Das Frühlingskonzert findet statt
Diskussionen habe es auch darüber gegeben, ob man das Frühlingskonzert am Abend ausfallen lassen soll. Der Schulleiter hat entschieden: Es findet statt. „Alle beteiligten Schülerinnen und Schüler wollen das und sehen sich dazu in der Lage. Musik kann auch für Leichtigkeit sorgen.“ Dennoch gibt es eine Änderung. Dieckmann hätte eine unterhaltende Moderatorenrolle gehabt. Das wäre nun unangemessen. Stattdessen wird er jetzt zu Beginn die Ernsthaftigkeit aufgreifen „und dann der Musik die Stimme geben.“
„Völliges Unverständnis, wie so etwas möglich ist“
Im Gespräch zeigt sich der Schulleiter nach wie vor sehr betroffen. „Die Fassungslosigkeit darüber, Dinge, die man von anderen Institutionen kennt, im Haus zu haben, habe ich immer noch. Auch das völlige Unverständnis, wie so etwas möglich ist.“ Für ihn habe der Geschädigtenschutz die höchste Priorität. „Die Übergriffe, die dem Beschuldigten als Einzelperson zur Last gelegt werden, stehen zur Haltung des Karlsgymnasiums in diametralem Gegensatz“, besagt auch der Elternbrief.

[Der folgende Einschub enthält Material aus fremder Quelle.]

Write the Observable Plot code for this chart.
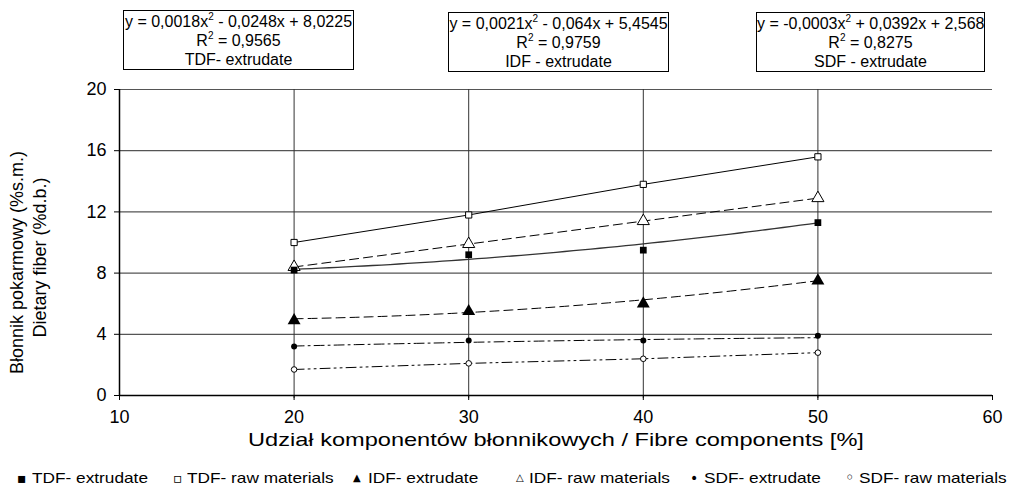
<!DOCTYPE html>
<html><head><meta charset="utf-8">
<script src="https://cdn.jsdelivr.net/npm/d3@7"></script>
<script src="https://cdn.jsdelivr.net/npm/@observablehq/plot@0.6"></script>
<style>
body{margin:0;background:#fff;font-family:"Liberation Sans",Arial,sans-serif;color:#000;}
#wrap{position:relative;width:1012px;height:493px;overflow:hidden;}
.eq{position:absolute;border:1px solid #000;background:#fff;text-align:center;font-size:16px;line-height:19px;box-sizing:border-box;padding-top:1px;white-space:nowrap;}
.eq sup{font-size:10px;line-height:0;vertical-align:7px;}
.leg{position:absolute;top:469px;font-size:15px;white-space:nowrap;line-height:18px;transform:scaleX(1.15);transform-origin:0 0;}
.sym{position:absolute;top:469px;font-family:"DejaVu Sans";line-height:18px;}
</style></head><body>
<div id="wrap"></div>
<script>
// ---- data ----
const fibre = [20, 30, 40, 50];
const tdfExtrudate = [8.2, 9.2, 9.5, 11.3];
const tdfRaw = [10.0, 11.8, 13.8, 15.6];
const idfExtrudate = [4.9, 5.5, 6.0, 7.5];
const idfRaw = [8.4, 9.9, 11.4, 12.9];
const sdfExtrudate = [3.2, 3.6, 3.6, 3.9];
const sdfRaw = [1.7, 2.1, 2.4, 2.8];
// trend-line coefficients as printed in the boxes (a, b, c for a*x^2 + b*x + c)
const tdfFit = [0.0018, -0.0248, 8.0225];
const idfFit = [0.0021, -0.064, 5.4545];
const sdfFit = [-0.0003, 0.0392, 2.568];
const fitR2 = ["0,9565", "0,9759", "0,8275"];
const fitEq = ["y = 0,0018x<sup>2</sup> - 0,0248x + 8,0225", "y = 0,0021x<sup>2</sup> - 0,064x + 5,4545", "y = -0,0003x<sup>2</sup> + 0,0392x + 2,568"];
const fitName = ["TDF- extrudate", "IDF - extrudate", "SDF - extrudate"];
const xTicks = [10, 20, 30, 40, 50, 60];
const yTicks = [0, 4, 8, 12, 16, 20];
const seriesNames = ["TDF- extrudate", "TDF- raw materials", "IDF- extrudate", "IDF- raw materials", "SDF- extrudate", "SDF- raw materials"];
const xTitle = "Udział komponentów błonnikowych / Fibre components [%]";
const yTitle1 = "Błonnik pokarmowy (%s.m.)";
const yTitle2 = "Dietary fiber (%d.b.)";

const pts = (ys) => fibre.map((x, i) => ({x, y: ys[i]}));
const fitLine = (c) => d3.range(fibre[0], fibre[fibre.length - 1] + 0.01, 0.5).map(x => ({x, y: c[0]*x*x + c[1]*x + c[2]}));

const plot = Plot.plot({
  width: 1012, height: 493,
  marginLeft: 119, marginRight: 20, marginTop: 89, marginBottom: 98,
  style: {fontFamily: "Liberation Sans, Arial, sans-serif", fontSize: "18px", background: "#fff", color: "#000"},
  x: {domain: [10, 60], ticks: xTicks, label: null},
  y: {domain: [0, 20], ticks: yTicks, label: null},
  marks: [
    Plot.ruleY(yTicks.filter(d => d > 0), {stroke: "#555", strokeWidth: 1.2, strokeOpacity: 1}),
    Plot.ruleX(fibre, {y1: -0.2, y2: 20, stroke: "#333", strokeWidth: 1, strokeOpacity: 1}),
    Plot.axisX({ticks: xTicks, tickSize: 5, tickPadding: 10, fontSize: 18, label: null}),
    Plot.axisY({ticks: yTicks, tickSize: 5, tickPadding: 8, fontSize: 18, label: null}),
    Plot.ruleY([0], {stroke: "#000", strokeWidth: 1.5}),
    Plot.ruleX([10], {stroke: "#000", strokeWidth: 1.5}),
    // lines
    Plot.line(pts(tdfRaw), {x: "x", y: "y", stroke: "#000", strokeWidth: 1}),
    Plot.line(fitLine(tdfFit), {x: "x", y: "y", stroke: "#333", strokeWidth: 1.3}),
    Plot.line(pts(idfRaw), {x: "x", y: "y", stroke: "#000", strokeWidth: 1, strokeDasharray: "9,5"}),
    Plot.line(fitLine(idfFit), {x: "x", y: "y", stroke: "#000", strokeWidth: 1, strokeDasharray: "9,5"}),
    Plot.line(fitLine(sdfFit), {x: "x", y: "y", stroke: "#000", strokeWidth: 1, strokeDasharray: "10,4,2,4"}),
    Plot.line(pts(sdfRaw), {x: "x", y: "y", stroke: "#000", strokeWidth: 1, strokeDasharray: "10,4,2,4,2,4"}),
    // markers
    Plot.dot(pts(tdfRaw), {x: "x", y: "y", symbol: "square", r: 3.5, fill: "#fff", stroke: "#000", strokeWidth: 1}),
    Plot.dot(pts(idfRaw), {x: "x", y: "y", symbol: "triangle", r: 4.5, fill: "#fff", stroke: "#000", strokeWidth: 1}),
    Plot.dot(pts(tdfExtrudate), {x: "x", y: "y", symbol: "square", r: 3.8, fill: "#000", stroke: "none"}),
    Plot.dot(pts(idfExtrudate), {x: "x", y: "y", symbol: "triangle", r: 4.8, fill: "#000", stroke: "none"}),
    Plot.dot(pts(sdfExtrudate), {x: "x", y: "y", symbol: "circle", r: 3, fill: "#000", stroke: "none"}),
    Plot.dot(pts(sdfRaw), {x: "x", y: "y", symbol: "circle", r: 2.8, fill: "#fff", stroke: "#000", strokeWidth: 1}),
    // axis titles
    Plot.text([xTitle], {frameAnchor: "bottom", dy: 50, fontSize: 19, fill: "#000"}),
    Plot.text([yTitle1], {frameAnchor: "left", dx: -102, dy: 20, rotate: -90, textAnchor: "middle", fontSize: 18, fill: "#000"}),
    Plot.text([yTitle2], {frameAnchor: "left", dx: -79, dy: 15, rotate: -90, textAnchor: "middle", fontSize: 18, fill: "#000"})
  ]
});
const wrap = document.getElementById("wrap");
wrap.appendChild(plot);
// the reference renders the x title wide: scale its glyphs horizontally to the measured width
const xt = Array.from(plot.querySelectorAll("text")).find(t => t.textContent === xTitle);
if (xt) {
  const w = xt.getComputedTextLength();
  const f = w > 0 ? 616 / w : 1;
  const tr = xt.getAttribute("transform") || "";
  xt.setAttribute("transform", tr + " scale(" + f + ",1)");
}

// equation boxes
const boxes = [[123, 10, 231, 60], [448, 12, 221, 60], [756, 12, 229, 60]];
boxes.forEach((b, i) => {
  const d = document.createElement("div");
  d.className = "eq";
  d.style.left = b[0] + "px"; d.style.top = b[1] + "px"; d.style.width = b[2] + "px"; d.style.height = b[3] + "px";
  d.innerHTML = fitEq[i] + "<br>R<sup>2</sup> = " + fitR2[i] + "<br>" + fitName[i];
  wrap.appendChild(d);
});

// legend
const legSym = ["▪", "▫", "▲", "△", "•", "◦"];
const legSymSize = [14, 14, 10, 10, 14, 16];
const legSymX = [17, 173, 353, 516, 690, 845];
const legTextX = [32, 187, 368, 529, 704, 859];
seriesNames.forEach((n, i) => {
  const s = document.createElement("div");
  s.className = "sym"; s.textContent = legSym[i];
  s.style.left = legSymX[i] + "px"; s.style.fontSize = legSymSize[i] + "px";
  wrap.appendChild(s);
  const t = document.createElement("div");
  t.className = "leg"; t.textContent = n; t.style.left = legTextX[i] + "px";
  wrap.appendChild(t);
});
</script>
</body></html>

Und weiter: „Wir setzen alles daran, dass unsere Schule einen geschützten Raum darstellt, innerhalb dessen von unseren Schülerinnen und Schülern alles fernzuhalten ist, was sie in ihrer körperlichen oder seelischen Entwicklung beeinträchtigen könnte. Hierfür stehen wir als Schulleitung und als Lehrerinnen und Lehrer im Rahmen unseres Schutzauftrags für die in unserer Obhut stehenden Schülerinnen und Schüler ein.“
Klar ist auch, dass der Imageschaden für das Gymnasium hoch ist. Dabei ist die Schule selbst Leidtragende. „Wir werden alles in unserer Macht Stehende tun, um die verloren gegangene Sicherheit wieder aufzubauen“, versichert Dieckmann.